§ **Work instructions**
Leave the pictures out and quote every line from the start of the listing to the line with "const legendLabels = ['DeltaX", inclusive.

§ **Material**
————

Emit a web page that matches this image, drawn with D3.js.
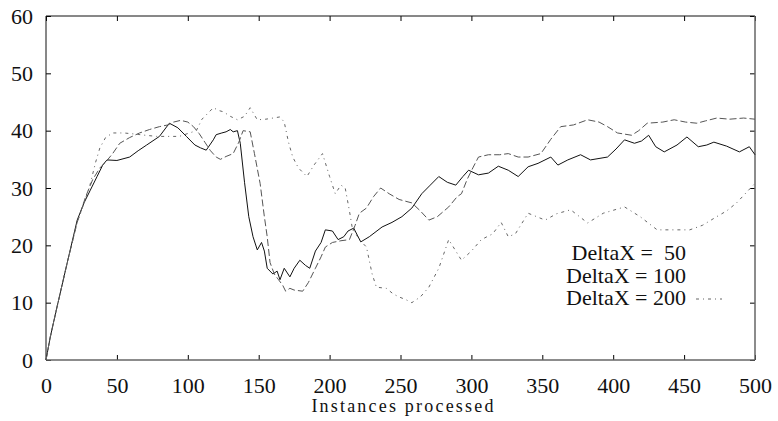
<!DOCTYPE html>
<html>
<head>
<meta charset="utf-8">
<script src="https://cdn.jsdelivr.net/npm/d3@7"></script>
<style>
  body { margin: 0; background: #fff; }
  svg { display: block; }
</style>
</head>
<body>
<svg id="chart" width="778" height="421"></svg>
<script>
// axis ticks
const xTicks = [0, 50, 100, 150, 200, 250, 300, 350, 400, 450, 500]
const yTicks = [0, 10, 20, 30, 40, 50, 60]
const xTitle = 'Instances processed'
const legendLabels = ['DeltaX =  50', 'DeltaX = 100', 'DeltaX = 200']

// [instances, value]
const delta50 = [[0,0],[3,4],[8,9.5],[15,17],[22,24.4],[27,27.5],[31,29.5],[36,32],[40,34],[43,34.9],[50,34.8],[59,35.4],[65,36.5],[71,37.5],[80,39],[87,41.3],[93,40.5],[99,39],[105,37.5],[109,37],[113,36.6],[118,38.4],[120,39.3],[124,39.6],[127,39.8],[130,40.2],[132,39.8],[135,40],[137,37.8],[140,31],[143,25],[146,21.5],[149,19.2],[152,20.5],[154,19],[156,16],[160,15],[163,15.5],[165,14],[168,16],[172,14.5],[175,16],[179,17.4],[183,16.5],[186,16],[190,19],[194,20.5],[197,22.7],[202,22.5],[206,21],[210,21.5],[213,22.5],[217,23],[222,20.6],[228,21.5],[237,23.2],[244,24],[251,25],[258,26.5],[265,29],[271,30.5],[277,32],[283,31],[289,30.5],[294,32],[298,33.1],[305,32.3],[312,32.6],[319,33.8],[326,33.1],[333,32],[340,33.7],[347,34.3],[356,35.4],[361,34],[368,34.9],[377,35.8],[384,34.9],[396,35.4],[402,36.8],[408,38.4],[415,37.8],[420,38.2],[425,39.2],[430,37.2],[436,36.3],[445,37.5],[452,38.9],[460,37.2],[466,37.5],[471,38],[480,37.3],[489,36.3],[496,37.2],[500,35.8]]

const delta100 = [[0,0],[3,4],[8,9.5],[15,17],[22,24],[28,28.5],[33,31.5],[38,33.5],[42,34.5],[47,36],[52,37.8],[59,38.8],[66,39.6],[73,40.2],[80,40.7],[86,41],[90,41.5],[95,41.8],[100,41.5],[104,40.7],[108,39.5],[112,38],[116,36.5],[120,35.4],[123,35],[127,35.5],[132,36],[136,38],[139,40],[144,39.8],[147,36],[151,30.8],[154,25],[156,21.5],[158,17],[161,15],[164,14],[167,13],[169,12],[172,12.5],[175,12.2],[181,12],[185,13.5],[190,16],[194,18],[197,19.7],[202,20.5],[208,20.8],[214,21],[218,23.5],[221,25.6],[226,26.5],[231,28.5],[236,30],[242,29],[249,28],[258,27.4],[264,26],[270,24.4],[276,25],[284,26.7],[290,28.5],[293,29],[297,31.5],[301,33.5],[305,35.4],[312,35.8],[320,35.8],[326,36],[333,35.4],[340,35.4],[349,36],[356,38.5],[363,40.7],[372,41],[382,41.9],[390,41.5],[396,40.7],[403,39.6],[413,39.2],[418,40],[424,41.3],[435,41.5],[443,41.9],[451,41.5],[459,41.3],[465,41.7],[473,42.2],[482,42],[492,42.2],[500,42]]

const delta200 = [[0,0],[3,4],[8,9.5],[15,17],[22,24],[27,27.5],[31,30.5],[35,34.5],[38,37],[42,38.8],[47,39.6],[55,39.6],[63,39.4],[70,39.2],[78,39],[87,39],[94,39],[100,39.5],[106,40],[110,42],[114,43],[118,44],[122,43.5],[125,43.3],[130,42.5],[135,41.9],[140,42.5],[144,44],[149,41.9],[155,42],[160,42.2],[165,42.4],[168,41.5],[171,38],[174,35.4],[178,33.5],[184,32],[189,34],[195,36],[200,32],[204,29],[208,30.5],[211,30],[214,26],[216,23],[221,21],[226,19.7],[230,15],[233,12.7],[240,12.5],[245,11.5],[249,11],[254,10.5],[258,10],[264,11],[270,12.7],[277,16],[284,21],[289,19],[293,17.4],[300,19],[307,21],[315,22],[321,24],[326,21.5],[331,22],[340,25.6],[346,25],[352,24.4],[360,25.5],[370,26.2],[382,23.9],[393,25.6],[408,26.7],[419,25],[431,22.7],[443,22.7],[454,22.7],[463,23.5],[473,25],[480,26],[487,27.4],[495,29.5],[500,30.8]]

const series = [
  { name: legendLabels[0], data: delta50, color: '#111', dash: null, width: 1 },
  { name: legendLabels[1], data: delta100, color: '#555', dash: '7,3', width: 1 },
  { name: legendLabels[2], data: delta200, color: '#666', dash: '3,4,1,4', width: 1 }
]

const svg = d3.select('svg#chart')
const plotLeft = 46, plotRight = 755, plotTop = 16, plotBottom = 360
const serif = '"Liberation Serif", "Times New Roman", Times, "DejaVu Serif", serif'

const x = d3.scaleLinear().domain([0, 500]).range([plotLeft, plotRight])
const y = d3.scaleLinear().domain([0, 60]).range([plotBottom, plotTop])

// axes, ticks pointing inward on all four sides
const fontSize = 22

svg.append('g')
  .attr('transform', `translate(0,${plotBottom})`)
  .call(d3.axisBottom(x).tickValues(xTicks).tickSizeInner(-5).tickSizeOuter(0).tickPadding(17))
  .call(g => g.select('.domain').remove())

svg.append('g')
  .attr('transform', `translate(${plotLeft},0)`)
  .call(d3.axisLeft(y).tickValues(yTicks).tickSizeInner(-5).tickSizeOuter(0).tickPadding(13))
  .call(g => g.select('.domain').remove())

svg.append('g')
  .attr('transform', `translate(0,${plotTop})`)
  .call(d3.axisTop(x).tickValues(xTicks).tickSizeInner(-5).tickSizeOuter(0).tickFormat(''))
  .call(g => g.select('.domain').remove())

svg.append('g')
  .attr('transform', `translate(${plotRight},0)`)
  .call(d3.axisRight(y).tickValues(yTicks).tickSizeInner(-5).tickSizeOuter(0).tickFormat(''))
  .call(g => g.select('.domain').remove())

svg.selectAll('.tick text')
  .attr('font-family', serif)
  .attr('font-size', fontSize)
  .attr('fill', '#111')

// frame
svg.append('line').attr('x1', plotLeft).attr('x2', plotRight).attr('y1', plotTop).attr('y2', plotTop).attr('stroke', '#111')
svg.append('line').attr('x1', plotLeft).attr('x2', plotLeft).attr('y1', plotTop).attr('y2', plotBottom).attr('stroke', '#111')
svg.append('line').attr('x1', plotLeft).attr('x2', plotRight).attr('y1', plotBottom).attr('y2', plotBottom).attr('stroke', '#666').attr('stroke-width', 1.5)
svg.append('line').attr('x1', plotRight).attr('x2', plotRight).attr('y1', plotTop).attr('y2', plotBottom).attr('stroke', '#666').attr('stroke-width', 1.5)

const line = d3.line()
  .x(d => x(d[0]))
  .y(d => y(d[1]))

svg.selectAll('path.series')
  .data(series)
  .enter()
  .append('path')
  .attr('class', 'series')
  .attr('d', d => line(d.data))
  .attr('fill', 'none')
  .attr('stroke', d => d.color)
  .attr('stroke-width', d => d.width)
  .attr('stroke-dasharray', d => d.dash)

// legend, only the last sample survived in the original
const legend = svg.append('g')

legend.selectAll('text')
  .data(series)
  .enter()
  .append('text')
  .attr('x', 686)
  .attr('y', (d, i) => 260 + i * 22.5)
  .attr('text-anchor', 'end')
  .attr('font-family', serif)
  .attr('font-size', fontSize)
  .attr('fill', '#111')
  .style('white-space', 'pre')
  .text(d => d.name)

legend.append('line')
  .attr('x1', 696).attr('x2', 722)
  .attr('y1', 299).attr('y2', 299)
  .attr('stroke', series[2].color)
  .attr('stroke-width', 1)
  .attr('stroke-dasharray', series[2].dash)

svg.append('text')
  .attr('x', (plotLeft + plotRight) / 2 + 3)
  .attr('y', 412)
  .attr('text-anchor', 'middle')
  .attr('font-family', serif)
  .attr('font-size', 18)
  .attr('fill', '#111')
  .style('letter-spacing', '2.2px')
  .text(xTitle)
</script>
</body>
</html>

————

§ **Final answer**
Emit a web page that matches this image, drawn with D3.js.
<!DOCTYPE html>
<html>
<head>
<meta charset="utf-8">
<script src="https://cdn.jsdelivr.net/npm/d3@7"></script>
<style>
  body { margin: 0; background: #fff; }
  svg { display: block; }
</style>
</head>
<body>
<svg id="chart" width="778" height="421"></svg>
<script>
// axis ticks
const xTicks = [0, 50, 100, 150, 200, 250, 300, 350, 400, 450, 500]
const yTicks = [0, 10, 20, 30, 40, 50, 60]
const xTitle = 'Instances processed'
const legendLabels = ['DeltaX =  50', 'DeltaX = 100', 'DeltaX = 200']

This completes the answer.